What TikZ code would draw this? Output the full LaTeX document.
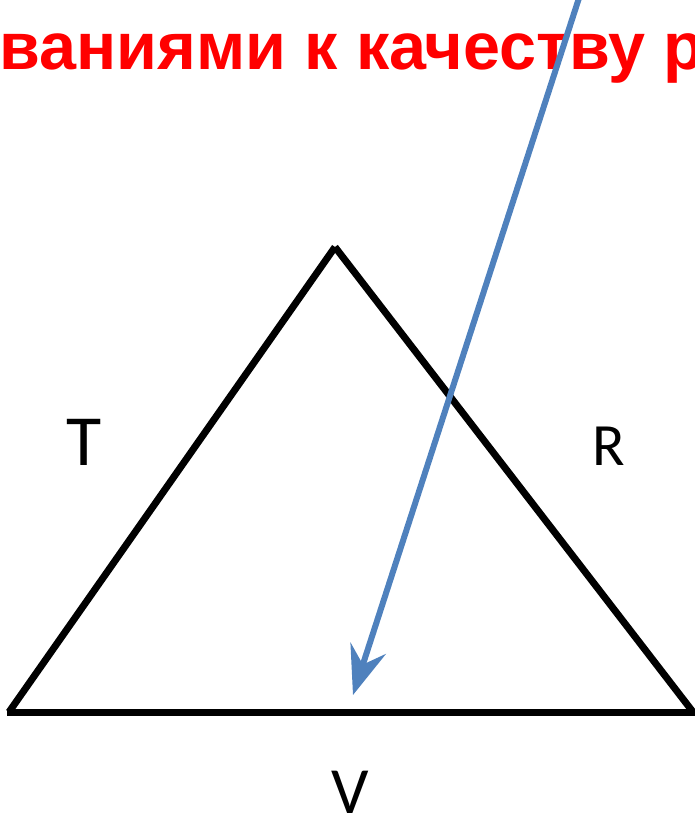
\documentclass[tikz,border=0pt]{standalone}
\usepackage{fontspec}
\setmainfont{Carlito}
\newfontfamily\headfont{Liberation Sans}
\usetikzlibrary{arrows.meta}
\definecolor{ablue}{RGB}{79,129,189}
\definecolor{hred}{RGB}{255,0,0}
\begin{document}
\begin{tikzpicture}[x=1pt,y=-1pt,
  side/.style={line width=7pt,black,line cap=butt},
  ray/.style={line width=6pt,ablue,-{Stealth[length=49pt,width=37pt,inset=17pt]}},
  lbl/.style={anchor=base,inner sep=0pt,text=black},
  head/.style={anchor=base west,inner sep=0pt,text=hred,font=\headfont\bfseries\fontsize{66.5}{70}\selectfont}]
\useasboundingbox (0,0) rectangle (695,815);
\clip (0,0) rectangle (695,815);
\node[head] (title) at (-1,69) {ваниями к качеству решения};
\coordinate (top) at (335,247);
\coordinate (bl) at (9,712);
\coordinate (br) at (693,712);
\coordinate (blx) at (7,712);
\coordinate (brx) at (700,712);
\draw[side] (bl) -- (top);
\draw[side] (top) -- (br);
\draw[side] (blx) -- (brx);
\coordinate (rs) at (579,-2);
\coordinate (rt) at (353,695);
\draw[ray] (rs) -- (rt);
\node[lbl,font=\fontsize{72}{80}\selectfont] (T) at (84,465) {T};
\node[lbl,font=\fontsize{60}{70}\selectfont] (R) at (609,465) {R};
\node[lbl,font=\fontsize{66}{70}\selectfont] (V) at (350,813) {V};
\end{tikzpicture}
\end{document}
-------------------------
[Directions for this task] Select every line of the material above holding the word "draw" and copy it.

[Written answer]
What TikZ code would draw this? Output the full LaTeX document.
\draw[side] (bl) -- (top);
\draw[side] (top) -- (br);
\draw[side] (blx) -- (brx);
\draw[ray] (rs) -- (rt);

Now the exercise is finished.